I'm counting atleast 8 different things that have to go right for your plot to work (steal Draco's wand, steal Hermione's wand, steal Jugson's wand, convince Snape/Quirrel/Dumbledore to cooperate with your plan, convincingly tamper with the wands, sneak back and return Hermione's wand, return Draco's wand, return Jugson's wand)
I could be wrong, but i believe its been noted that Harry has a tendency to bypass the rule of three.
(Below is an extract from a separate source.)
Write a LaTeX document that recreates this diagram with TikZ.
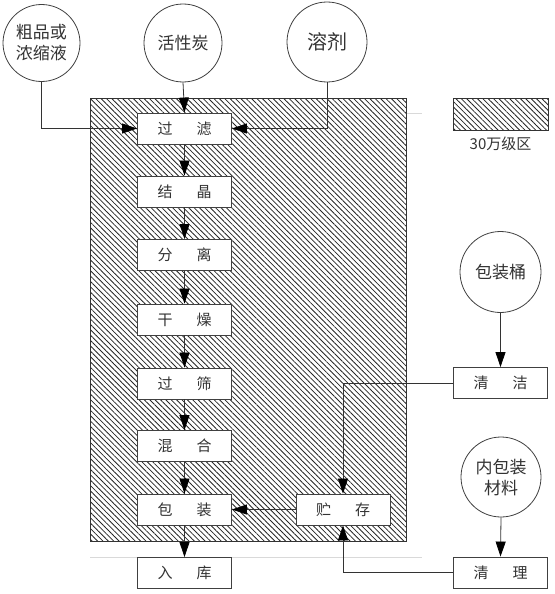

I don't think Harry has even noticed that the rule of three exists yet. He hasn't actually had any of his plans fail, so he has no experience with trying to make sure that they don't. This is why I'm fairly skeptical of his whole "If your plan isn't working, be more clever" attitude - sometimes, clever isn't enough. Dumbledore's inactivity seems a lot more sensible in a lot of cases, as would be expected from someone who's learned the hard way.
sometimes, there isn't enough clever
This is also true.
would you care to elaborate?
His knowledge of the rule's existence is irrelevant. I don't think It was meant to be taken as a limiting boundary on all plans, just good advice that Lucius seemed to trust. And his solution isn't to be merely clever, its to be creative. Harry's point is that a world where evil goes unchecked is barely worth living in, and so there's no real room for compromise. With power like magic that can literally rewrite the laws of physics, no situation is ever really unsolvable if you're creative enough to directly manipulate the rules.
I understand the attitude, but Harry's default plan seems to be to throw complexity at any given problem. That doesn't end well, magic or no magic. And to steal a quote from canon, "the problem is that our enemies have magic too".
Look all I know is that when Harry gets killed by Voldemort in canon nothing was as it seemed. I assume the next chapter will be nearly as suspenseful despite the trial resolution if Eliezer has anything to say about it.